Work required: Reproduce the data below in full and exclude every picture.

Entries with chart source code
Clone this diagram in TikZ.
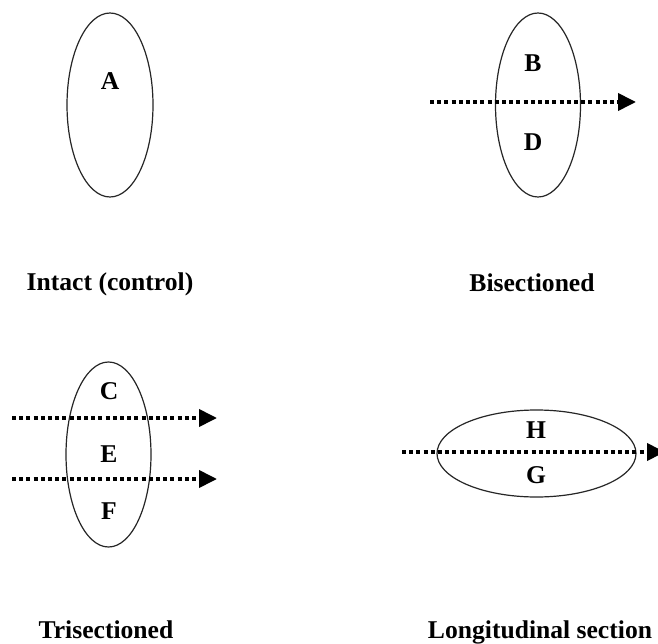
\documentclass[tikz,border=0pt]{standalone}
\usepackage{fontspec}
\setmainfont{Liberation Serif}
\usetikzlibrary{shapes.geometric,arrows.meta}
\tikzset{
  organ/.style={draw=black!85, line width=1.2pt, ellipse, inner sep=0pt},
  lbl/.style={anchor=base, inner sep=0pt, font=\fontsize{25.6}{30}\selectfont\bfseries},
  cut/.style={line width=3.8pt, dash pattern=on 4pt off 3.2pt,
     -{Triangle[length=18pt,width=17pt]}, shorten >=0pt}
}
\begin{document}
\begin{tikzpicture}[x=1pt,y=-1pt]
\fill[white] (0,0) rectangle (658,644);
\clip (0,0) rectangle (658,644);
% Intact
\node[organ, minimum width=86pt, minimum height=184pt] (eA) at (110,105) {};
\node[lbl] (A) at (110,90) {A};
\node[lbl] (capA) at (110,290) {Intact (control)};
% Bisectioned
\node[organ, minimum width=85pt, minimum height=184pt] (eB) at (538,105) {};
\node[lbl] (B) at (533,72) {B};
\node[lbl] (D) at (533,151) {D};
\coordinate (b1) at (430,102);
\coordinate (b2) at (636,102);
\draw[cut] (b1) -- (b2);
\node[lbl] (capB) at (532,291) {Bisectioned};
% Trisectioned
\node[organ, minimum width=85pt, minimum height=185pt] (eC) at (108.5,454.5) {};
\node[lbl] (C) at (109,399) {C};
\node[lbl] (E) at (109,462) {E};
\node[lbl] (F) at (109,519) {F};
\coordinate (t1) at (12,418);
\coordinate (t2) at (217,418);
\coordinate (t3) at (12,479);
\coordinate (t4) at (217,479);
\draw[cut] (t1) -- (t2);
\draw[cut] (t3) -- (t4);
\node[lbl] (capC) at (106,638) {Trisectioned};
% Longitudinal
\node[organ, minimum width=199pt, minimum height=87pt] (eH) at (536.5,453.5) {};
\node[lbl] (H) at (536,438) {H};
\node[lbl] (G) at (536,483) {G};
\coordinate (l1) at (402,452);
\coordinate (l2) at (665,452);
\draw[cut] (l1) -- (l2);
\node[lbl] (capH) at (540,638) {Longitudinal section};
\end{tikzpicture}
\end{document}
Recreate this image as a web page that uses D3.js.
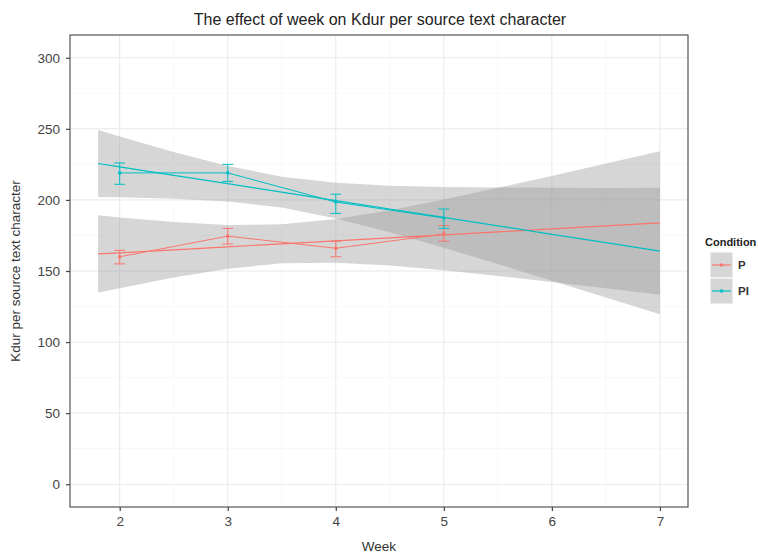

Written answer:
Clone this diagram in TikZ.
\documentclass[tikz,border=0pt]{standalone}
\usepackage{fontspec}
\setmainfont{Liberation Serif}
\usetikzlibrary{shapes.geometric,arrows.meta}
\tikzset{
  organ/.style={draw=black!85, line width=1.2pt, ellipse, inner sep=0pt},
  lbl/.style={anchor=base, inner sep=0pt, font=\fontsize{25.6}{30}\selectfont\bfseries},
  cut/.style={line width=3.8pt, dash pattern=on 4pt off 3.2pt,
     -{Triangle[length=18pt,width=17pt]}, shorten >=0pt}
}
\begin{document}
\begin{tikzpicture}[x=1pt,y=-1pt]
\fill[white] (0,0) rectangle (658,644);
\clip (0,0) rectangle (658,644);
% Intact
\node[organ, minimum width=86pt, minimum height=184pt] (eA) at (110,105) {};
\node[lbl] (A) at (110,90) {A};
\node[lbl] (capA) at (110,290) {Intact (control)};
% Bisectioned
\node[organ, minimum width=85pt, minimum height=184pt] (eB) at (538,105) {};
\node[lbl] (B) at (533,72) {B};
\node[lbl] (D) at (533,151) {D};
\coordinate (b1) at (430,102);
\coordinate (b2) at (636,102);
\draw[cut] (b1) -- (b2);
\node[lbl] (capB) at (532,291) {Bisectioned};
% Trisectioned
\node[organ, minimum width=85pt, minimum height=185pt] (eC) at (108.5,454.5) {};
\node[lbl] (C) at (109,399) {C};
\node[lbl] (E) at (109,462) {E};
\node[lbl] (F) at (109,519) {F};
\coordinate (t1) at (12,418);
\coordinate (t2) at (217,418);
\coordinate (t3) at (12,479);
\coordinate (t4) at (217,479);
\draw[cut] (t1) -- (t2);
\draw[cut] (t3) -- (t4);
\node[lbl] (capC) at (106,638) {Trisectioned};
% Longitudinal
\node[organ, minimum width=199pt, minimum height=87pt] (eH) at (536.5,453.5) {};
\node[lbl] (H) at (536,438) {H};
\node[lbl] (G) at (536,483) {G};
\coordinate (l1) at (402,452);
\coordinate (l2) at (665,452);
\draw[cut] (l1) -- (l2);
\node[lbl] (capH) at (540,638) {Longitudinal section};
\end{tikzpicture}
\end{document}
Recreate this image as a web page that uses D3.js.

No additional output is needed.